### Task to carry out
Your task is to return, exactly, the run of lines starting at the line holding "Write a Python" and ending at the line holding "top_marked_years = [102, 112, 115, 128]", both ends included and no other lines.
--- Records supplied ---
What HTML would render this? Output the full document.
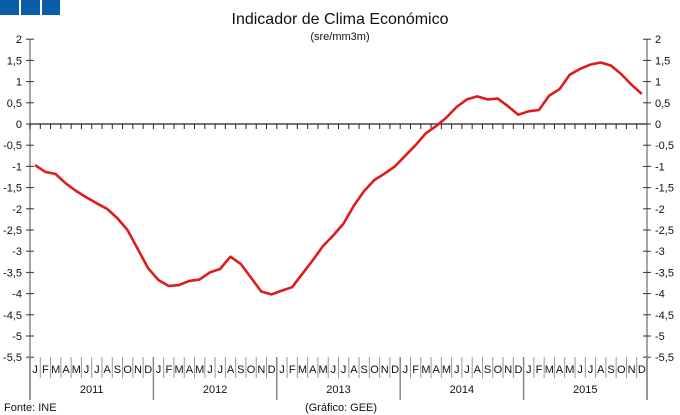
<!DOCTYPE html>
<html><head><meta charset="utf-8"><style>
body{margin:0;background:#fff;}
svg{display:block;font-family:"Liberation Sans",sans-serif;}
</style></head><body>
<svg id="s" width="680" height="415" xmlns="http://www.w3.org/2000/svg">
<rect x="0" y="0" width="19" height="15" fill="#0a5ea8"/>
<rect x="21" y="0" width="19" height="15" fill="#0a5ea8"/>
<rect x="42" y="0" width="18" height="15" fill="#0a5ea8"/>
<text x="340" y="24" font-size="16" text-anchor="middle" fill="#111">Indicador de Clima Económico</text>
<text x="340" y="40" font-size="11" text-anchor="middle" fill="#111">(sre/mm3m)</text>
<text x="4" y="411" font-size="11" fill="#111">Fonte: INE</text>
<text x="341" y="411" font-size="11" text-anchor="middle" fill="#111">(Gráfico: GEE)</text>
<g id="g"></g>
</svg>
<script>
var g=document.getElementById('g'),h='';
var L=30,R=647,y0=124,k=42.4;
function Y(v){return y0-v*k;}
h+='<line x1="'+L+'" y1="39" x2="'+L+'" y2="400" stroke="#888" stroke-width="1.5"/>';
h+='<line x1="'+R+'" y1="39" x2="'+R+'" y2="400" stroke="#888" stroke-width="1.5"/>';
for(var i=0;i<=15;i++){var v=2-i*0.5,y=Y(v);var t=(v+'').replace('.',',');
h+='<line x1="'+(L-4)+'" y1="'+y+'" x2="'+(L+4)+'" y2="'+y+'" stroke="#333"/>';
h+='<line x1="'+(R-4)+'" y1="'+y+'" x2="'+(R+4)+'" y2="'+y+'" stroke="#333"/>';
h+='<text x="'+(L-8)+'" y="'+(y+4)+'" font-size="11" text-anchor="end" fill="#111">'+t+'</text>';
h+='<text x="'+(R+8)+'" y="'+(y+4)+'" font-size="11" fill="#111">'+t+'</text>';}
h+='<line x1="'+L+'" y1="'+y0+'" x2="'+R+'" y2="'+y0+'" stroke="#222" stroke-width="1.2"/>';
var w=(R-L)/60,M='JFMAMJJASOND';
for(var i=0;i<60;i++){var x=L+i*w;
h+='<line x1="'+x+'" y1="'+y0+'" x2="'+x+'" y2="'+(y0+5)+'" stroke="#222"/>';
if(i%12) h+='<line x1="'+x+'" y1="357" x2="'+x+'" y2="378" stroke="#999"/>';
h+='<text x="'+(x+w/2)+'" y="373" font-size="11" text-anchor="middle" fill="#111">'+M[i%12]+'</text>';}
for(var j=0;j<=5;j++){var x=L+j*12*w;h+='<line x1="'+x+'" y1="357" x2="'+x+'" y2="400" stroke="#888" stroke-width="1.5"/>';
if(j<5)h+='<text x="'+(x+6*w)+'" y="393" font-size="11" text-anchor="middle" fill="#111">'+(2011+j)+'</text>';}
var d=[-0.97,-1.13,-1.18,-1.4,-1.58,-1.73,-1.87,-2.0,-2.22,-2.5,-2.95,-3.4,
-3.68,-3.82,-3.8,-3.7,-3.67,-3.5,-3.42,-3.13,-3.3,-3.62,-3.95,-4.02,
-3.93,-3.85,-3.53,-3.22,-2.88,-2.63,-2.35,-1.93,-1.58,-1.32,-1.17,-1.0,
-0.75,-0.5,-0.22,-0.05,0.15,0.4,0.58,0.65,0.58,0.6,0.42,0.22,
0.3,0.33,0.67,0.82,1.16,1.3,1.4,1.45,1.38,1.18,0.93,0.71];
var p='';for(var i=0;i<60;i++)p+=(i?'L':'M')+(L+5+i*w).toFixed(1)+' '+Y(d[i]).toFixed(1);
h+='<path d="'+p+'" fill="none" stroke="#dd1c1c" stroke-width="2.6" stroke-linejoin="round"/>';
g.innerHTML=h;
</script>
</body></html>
---
--- Records supplied ---
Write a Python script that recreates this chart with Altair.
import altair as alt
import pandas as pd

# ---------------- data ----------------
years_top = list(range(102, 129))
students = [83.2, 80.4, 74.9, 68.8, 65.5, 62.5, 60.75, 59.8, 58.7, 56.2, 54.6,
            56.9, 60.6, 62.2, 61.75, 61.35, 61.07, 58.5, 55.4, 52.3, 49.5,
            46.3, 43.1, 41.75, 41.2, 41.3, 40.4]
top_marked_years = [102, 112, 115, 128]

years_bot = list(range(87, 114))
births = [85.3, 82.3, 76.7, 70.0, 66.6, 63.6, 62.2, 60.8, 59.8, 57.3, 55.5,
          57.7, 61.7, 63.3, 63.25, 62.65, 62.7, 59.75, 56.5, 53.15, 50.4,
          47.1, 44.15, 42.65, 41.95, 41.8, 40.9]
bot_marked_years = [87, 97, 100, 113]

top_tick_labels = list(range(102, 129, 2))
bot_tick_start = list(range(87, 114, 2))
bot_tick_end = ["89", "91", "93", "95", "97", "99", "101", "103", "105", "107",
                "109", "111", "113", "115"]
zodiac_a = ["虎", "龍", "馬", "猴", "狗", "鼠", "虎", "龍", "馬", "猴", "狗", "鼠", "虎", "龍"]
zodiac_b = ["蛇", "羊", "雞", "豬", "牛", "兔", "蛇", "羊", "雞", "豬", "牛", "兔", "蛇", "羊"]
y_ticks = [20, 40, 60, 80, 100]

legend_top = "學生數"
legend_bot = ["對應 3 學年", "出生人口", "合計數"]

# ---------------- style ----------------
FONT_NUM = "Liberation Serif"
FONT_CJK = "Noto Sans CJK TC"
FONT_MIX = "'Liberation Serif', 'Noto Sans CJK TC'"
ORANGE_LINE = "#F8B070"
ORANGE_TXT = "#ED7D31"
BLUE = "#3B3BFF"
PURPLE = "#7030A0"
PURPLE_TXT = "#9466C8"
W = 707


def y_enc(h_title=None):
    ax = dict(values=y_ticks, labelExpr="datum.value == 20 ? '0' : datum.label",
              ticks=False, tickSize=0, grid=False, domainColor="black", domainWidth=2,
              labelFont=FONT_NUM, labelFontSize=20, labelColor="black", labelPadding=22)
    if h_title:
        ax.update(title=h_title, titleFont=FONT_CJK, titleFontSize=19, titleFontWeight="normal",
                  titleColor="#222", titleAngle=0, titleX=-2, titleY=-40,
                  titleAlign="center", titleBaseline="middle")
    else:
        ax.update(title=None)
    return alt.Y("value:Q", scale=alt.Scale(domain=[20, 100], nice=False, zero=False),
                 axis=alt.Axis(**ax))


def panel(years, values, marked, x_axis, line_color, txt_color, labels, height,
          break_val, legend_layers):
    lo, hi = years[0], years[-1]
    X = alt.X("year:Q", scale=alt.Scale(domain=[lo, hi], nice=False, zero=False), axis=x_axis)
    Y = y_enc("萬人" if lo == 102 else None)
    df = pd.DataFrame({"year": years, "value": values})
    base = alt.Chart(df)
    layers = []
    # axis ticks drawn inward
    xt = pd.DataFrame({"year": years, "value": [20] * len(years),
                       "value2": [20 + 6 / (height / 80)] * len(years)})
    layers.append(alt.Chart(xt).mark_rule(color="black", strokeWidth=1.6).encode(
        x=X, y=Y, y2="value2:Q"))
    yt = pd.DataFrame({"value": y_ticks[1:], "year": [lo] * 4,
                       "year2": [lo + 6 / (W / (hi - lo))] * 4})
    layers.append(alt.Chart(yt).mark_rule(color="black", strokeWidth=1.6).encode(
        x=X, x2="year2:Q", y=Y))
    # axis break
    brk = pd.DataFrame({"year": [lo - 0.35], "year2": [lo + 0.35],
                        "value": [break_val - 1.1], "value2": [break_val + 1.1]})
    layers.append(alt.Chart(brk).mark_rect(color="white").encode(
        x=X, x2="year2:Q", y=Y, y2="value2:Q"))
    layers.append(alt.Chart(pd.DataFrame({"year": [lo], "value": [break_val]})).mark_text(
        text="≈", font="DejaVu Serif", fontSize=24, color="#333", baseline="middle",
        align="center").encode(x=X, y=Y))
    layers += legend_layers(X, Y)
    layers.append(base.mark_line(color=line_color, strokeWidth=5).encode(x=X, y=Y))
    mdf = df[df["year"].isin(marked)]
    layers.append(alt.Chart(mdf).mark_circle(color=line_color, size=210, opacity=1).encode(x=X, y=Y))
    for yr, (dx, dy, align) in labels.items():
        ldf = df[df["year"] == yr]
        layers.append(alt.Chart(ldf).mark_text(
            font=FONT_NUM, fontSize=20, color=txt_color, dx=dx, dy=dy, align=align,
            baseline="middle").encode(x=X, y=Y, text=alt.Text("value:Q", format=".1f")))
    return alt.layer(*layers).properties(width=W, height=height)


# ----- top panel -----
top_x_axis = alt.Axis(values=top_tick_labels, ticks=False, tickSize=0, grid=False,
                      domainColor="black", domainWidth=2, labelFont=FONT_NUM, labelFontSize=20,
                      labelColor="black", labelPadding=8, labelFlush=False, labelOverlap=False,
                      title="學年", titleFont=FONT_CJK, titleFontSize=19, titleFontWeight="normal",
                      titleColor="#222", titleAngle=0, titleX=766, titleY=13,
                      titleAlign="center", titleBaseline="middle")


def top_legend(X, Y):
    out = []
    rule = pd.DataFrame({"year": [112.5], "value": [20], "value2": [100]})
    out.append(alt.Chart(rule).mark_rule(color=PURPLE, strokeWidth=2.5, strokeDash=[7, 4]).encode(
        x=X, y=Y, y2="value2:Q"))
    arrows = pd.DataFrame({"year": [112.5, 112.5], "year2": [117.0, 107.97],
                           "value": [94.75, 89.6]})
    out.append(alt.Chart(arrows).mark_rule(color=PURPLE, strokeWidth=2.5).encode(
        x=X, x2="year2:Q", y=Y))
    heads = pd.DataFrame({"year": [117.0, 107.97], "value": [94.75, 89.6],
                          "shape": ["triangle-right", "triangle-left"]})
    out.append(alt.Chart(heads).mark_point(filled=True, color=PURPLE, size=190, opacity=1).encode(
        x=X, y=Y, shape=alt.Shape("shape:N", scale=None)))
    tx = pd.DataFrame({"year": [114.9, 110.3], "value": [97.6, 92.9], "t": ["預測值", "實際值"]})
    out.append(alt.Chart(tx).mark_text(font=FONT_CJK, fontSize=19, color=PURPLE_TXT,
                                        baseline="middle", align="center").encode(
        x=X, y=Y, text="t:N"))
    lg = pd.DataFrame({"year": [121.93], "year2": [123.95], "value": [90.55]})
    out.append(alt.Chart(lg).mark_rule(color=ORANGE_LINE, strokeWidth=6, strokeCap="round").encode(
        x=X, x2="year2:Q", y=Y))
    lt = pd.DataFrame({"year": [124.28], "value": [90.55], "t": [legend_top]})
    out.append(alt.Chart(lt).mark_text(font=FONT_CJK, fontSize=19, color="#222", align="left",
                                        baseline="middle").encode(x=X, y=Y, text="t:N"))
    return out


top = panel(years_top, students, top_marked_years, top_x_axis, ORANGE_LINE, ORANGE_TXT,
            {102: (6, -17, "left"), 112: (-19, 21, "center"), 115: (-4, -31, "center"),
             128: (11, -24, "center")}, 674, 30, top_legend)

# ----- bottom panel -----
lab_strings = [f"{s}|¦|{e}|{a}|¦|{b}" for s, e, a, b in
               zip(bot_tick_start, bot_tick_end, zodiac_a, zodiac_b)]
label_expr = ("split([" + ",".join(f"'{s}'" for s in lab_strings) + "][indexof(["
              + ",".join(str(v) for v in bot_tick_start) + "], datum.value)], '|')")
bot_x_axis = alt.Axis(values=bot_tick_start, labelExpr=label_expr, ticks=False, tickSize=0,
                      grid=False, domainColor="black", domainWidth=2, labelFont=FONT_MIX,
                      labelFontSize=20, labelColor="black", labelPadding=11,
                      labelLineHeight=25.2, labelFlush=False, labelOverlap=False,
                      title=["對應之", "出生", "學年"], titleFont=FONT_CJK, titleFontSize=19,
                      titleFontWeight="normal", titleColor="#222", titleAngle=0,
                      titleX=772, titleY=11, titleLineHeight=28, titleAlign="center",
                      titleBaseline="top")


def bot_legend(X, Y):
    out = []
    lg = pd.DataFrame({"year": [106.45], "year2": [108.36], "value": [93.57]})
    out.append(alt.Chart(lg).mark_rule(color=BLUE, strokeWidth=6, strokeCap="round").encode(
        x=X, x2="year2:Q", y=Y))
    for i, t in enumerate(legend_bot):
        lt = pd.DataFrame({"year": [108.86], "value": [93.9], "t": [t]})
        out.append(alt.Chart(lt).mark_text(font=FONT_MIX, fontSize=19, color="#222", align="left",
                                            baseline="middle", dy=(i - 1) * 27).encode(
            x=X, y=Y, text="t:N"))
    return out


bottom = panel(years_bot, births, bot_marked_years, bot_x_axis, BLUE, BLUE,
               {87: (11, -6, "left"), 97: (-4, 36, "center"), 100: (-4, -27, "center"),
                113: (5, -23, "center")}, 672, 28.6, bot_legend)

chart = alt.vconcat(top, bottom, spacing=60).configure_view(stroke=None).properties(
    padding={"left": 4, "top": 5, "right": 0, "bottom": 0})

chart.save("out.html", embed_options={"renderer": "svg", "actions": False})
---
### Expected answer
Write a Python script that recreates this chart with Altair.
import altair as alt
import pandas as pd

# ---------------- data ----------------
years_top = list(range(102, 129))
students = [83.2, 80.4, 74.9, 68.8, 65.5, 62.5, 60.75, 59.8, 58.7, 56.2, 54.6,
            56.9, 60.6, 62.2, 61.75, 61.35, 61.07, 58.5, 55.4, 52.3, 49.5,
            46.3, 43.1, 41.75, 41.2, 41.3, 40.4]
top_marked_years = [102, 112, 115, 128]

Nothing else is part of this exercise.